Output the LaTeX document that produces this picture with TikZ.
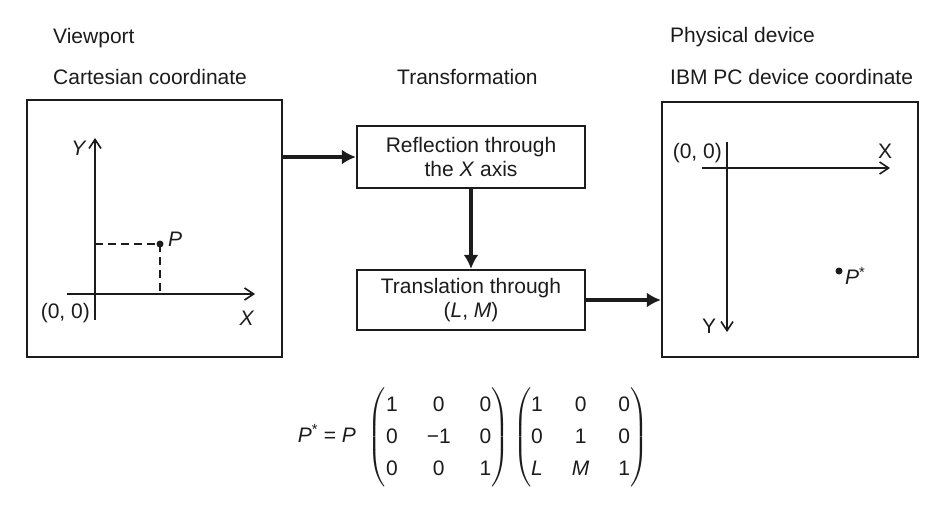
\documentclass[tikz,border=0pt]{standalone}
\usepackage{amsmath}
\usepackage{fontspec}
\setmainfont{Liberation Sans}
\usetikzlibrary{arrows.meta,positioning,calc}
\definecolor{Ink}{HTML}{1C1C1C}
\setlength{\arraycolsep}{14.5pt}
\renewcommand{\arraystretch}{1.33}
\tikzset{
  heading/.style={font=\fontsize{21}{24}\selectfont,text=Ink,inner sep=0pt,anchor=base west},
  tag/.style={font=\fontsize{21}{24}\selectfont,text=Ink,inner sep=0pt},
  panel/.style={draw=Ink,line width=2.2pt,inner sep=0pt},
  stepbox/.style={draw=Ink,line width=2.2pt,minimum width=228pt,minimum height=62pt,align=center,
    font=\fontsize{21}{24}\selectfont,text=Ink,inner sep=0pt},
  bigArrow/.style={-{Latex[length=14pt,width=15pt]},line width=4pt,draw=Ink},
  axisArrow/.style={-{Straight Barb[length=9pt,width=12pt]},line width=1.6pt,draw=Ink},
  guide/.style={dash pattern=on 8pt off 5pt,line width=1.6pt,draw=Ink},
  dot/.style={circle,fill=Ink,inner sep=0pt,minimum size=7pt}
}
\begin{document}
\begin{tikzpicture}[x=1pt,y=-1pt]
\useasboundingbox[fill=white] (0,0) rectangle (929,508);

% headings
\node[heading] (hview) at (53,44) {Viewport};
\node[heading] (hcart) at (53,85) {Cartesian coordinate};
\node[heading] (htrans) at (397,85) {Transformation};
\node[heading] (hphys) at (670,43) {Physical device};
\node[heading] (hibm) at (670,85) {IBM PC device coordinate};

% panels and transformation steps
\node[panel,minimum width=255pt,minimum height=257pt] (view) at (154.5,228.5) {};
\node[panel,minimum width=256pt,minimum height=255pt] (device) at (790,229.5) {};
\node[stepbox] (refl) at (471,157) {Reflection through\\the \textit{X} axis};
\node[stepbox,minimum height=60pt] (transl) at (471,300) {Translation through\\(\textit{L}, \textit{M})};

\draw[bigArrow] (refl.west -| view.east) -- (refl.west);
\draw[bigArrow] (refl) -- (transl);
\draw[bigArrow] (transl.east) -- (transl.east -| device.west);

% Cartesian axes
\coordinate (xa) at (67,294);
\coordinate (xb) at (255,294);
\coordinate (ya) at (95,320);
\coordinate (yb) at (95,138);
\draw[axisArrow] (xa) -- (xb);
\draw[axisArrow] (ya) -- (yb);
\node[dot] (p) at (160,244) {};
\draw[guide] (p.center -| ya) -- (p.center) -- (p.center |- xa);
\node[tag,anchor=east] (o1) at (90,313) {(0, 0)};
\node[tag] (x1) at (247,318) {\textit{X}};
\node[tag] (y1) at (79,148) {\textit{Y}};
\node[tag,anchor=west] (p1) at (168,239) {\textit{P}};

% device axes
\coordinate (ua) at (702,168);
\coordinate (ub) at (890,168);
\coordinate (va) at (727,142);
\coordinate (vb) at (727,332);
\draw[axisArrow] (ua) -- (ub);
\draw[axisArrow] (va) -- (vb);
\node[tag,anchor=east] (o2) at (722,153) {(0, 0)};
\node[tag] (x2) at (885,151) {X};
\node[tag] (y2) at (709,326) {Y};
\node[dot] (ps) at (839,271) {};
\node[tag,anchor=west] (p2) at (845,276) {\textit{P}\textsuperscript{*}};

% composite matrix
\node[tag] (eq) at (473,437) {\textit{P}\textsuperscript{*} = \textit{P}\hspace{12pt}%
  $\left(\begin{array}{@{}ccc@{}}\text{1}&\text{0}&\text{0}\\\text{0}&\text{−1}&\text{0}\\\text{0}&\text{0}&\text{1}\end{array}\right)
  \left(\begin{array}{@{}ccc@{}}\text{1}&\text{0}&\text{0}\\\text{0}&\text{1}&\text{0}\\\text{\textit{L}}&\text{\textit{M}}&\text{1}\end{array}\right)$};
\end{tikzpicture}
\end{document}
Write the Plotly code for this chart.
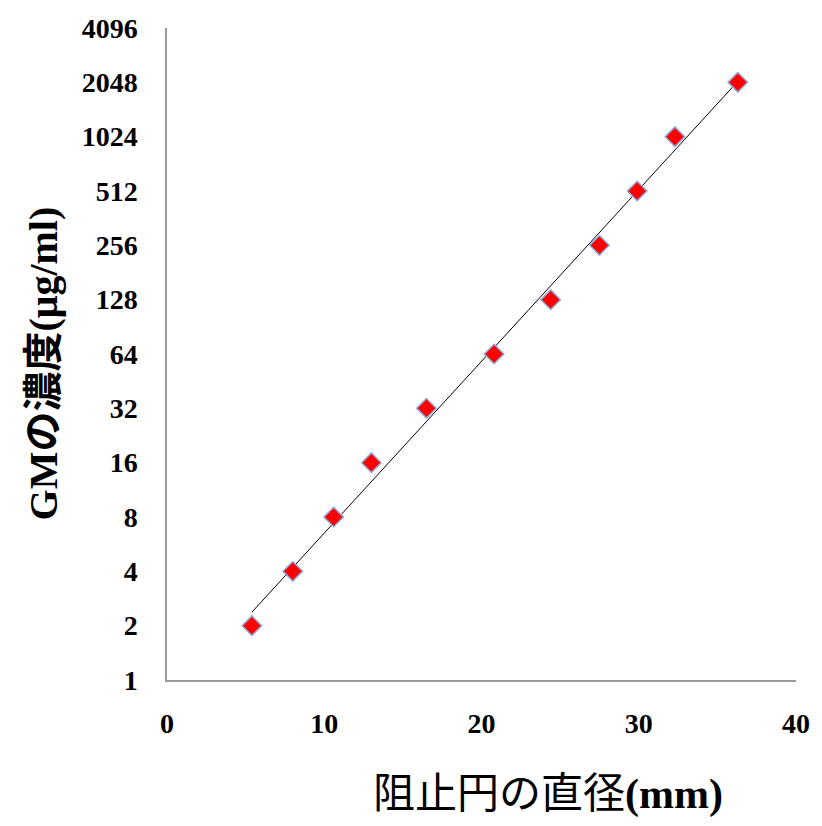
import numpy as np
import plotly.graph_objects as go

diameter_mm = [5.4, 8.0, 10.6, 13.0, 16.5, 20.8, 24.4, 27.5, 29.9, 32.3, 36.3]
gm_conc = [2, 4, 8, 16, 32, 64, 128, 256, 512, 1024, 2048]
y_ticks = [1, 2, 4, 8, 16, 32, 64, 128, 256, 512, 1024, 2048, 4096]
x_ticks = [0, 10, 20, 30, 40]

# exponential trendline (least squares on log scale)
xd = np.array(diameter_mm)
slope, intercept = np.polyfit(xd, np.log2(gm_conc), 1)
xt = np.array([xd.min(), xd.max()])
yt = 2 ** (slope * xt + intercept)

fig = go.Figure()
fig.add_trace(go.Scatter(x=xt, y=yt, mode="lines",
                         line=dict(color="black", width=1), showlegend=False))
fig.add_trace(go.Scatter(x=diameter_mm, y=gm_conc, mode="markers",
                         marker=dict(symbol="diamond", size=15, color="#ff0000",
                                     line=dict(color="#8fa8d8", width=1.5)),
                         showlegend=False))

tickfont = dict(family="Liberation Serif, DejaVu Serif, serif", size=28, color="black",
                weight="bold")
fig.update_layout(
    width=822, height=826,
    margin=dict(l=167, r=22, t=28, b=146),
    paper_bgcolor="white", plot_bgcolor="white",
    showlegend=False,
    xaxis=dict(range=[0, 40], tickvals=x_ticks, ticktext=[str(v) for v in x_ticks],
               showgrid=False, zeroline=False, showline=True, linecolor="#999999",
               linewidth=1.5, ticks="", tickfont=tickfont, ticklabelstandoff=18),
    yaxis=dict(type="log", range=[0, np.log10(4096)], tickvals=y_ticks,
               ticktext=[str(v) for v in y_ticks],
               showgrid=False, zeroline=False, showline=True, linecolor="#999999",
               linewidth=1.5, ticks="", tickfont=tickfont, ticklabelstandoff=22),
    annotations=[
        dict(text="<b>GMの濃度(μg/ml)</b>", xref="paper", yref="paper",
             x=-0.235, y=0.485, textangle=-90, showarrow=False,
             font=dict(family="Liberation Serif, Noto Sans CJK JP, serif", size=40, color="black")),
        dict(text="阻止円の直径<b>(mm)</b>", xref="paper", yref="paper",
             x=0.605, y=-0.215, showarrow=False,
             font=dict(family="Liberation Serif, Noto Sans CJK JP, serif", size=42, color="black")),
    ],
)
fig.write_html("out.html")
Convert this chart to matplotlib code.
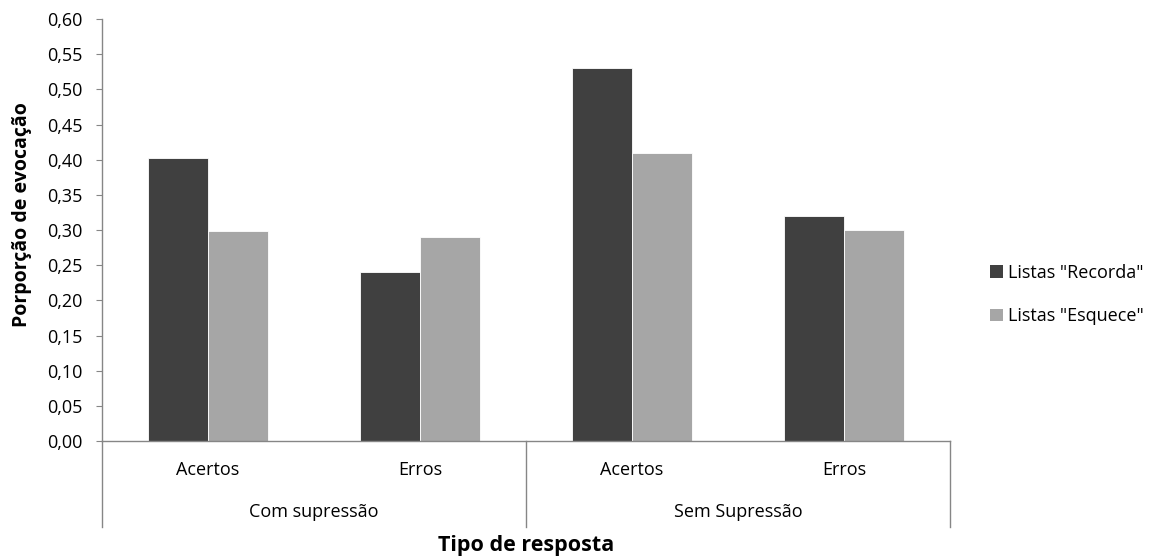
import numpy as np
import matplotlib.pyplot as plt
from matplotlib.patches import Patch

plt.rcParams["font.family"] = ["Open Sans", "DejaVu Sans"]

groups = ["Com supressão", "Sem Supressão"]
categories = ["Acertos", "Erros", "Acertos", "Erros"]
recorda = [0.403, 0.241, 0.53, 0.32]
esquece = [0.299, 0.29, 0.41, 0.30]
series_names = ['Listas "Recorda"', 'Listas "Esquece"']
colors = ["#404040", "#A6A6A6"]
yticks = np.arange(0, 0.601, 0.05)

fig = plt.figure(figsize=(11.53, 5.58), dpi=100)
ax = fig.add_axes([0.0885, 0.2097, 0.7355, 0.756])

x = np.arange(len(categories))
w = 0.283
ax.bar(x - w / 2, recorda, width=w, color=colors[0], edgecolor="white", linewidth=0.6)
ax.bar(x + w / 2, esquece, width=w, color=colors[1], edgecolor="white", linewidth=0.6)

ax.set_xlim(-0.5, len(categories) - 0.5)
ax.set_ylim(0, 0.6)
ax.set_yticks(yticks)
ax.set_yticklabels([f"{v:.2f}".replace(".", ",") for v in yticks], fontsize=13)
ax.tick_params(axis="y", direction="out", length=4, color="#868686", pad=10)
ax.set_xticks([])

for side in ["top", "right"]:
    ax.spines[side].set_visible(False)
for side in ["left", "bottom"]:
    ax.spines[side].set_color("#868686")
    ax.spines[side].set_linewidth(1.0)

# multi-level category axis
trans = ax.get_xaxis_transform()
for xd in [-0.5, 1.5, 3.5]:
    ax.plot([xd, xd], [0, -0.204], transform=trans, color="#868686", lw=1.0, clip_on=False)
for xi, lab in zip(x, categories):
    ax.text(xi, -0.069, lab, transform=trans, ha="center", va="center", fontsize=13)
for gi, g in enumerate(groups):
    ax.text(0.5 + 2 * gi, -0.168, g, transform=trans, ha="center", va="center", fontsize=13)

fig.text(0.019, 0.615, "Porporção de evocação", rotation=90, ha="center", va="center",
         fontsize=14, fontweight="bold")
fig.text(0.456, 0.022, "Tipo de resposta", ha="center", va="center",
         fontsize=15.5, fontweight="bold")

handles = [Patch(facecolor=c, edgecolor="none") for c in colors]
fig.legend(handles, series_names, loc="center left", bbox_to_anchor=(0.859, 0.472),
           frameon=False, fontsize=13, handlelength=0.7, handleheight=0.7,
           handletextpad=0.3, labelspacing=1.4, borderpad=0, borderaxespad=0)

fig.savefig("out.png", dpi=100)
----
• Goal
Starting at the line that contains "Write the Plotly code for this chart." and stopping after the line that contains "yt = 2 ** (slope * xt + intercept)", copy every line exactly. Leave any pictures behind.

• Solution
Write the Plotly code for this chart.
import numpy as np
import plotly.graph_objects as go

diameter_mm = [5.4, 8.0, 10.6, 13.0, 16.5, 20.8, 24.4, 27.5, 29.9, 32.3, 36.3]
gm_conc = [2, 4, 8, 16, 32, 64, 128, 256, 512, 1024, 2048]
y_ticks = [1, 2, 4, 8, 16, 32, 64, 128, 256, 512, 1024, 2048, 4096]
x_ticks = [0, 10, 20, 30, 40]

# exponential trendline (least squares on log scale)
xd = np.array(diameter_mm)
slope, intercept = np.polyfit(xd, np.log2(gm_conc), 1)
xt = np.array([xd.min(), xd.max()])
yt = 2 ** (slope * xt + intercept)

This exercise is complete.